Recently I read an “inner healing” sales pitch that promised “Freedom From Negative Emotions” and cringed.
I cringed because I know that lots of people are probably thinking, “Sign me up for that!”.
Visions of a life free of problems and a constant state of emotional bliss sure are tempting, but the truth is, that’s not life.
Life isn’t all “up”.
In fact, that’s the lure that many drug addicts ruin their lives chasing after.
God gave us the ability to feel negative emotions so that we can navigate life in a healthy way.
In fact, He feels them too. He doesn’t let His emotions control His actions… but He feels them!
Emotional maturity does not mean only being happy and living on cloud nine. It means that you have the ability to navigate all the emotions without getting stuck.
Emotional maturity involves being open to feeling any emotions that you might have at any given moment. It’s also about learning to recognize the difference between our “feelings” and our “triggered reactions”.
In my book, The Bridges of Chara, I compare our emotions to islands that we travel to on a regular basis in the context of life. I describe how an emotionally mature person will “build bridges” back to joy from each of these negative emotions making them each a safe place to go when needed.
Over the course of the small group discussions and introspective homework, many people discover that they have learned to skip past emotions that they “don’t like” and land on a “favorite” instead. This is more of a triggered reaction than an actual, legitimate emotion.
How about an example?
Earlier this year I had the flu. I spent the better part of 10 days on the couch with a fever. One morning, my husband found me on the couch…again- and started complaining loudly about the way the laundry was piling up. He was acting really mad at me, and his body language and voice tone all conveyed nothing but anger.

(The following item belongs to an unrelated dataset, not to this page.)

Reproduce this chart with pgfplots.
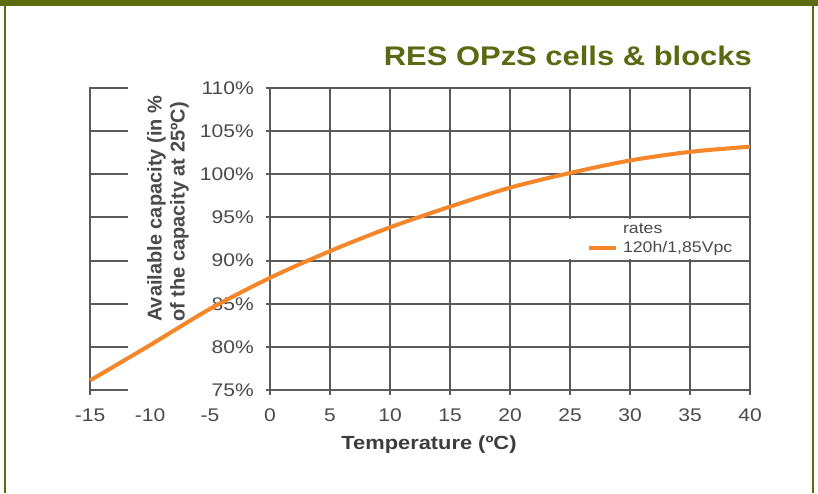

My 21-year-old son said something to the effect of, “Dad, she’s sick, get off her case”, and then my husband silently and begrudgingly grabbed his wrinkled clothes from the dryer.
Later that day he called me and apologized. He told me that he had realized that seeing me in this weak state was reminding him of his mother’s last days before losing the battle to cancer. He doesn’t do “sad” and he also doesn’t like to feel afraid. He realized he was afraid of losing me, and “jumped” right over to anger island instead of feeling fear.
This story is an example of someone who is in the first step towards emotional maturity! Being able to recognize that his anger was a triggered reaction instead of a valid emotion is that first step.
The next step for him in his emotional maturing, was to admit he was afraid of losing me too. Once he admitted it, he allowed himself to feel it, which instantly allowed me to feel it with him. This is all that he needed to help him build a bridge away from fear and back to joy. If he had stayed in anger, I never would have understood why he was angry because it didn’t make any sense! But his fear was real and very understandable and easy to synchronize with.
His next step toward full emotional maturity will be to feel the very real sadness of losing his mother. Without feeling it first he won’t be able to avoid this trigger again in the future.
Emotional maturity is all about allowing ourselves to feel the emotions of life and then return to joy—that inner place where we know we are not alone—and God or someone else is glad to be with us no matter what.
“Freedom from our negative emotions” will never lead us to peace because deep inside we’ll know the truth. Pretending our negative emotions and painful places don’t exist only robs us of the chance to build a bridge to that place I call “Chara” where people can be genuinely glad to be with us.
Without negative emotions, emotional maturity and joy will always elude us, because we’re denying ourselves the chance to let others be with us in our pain.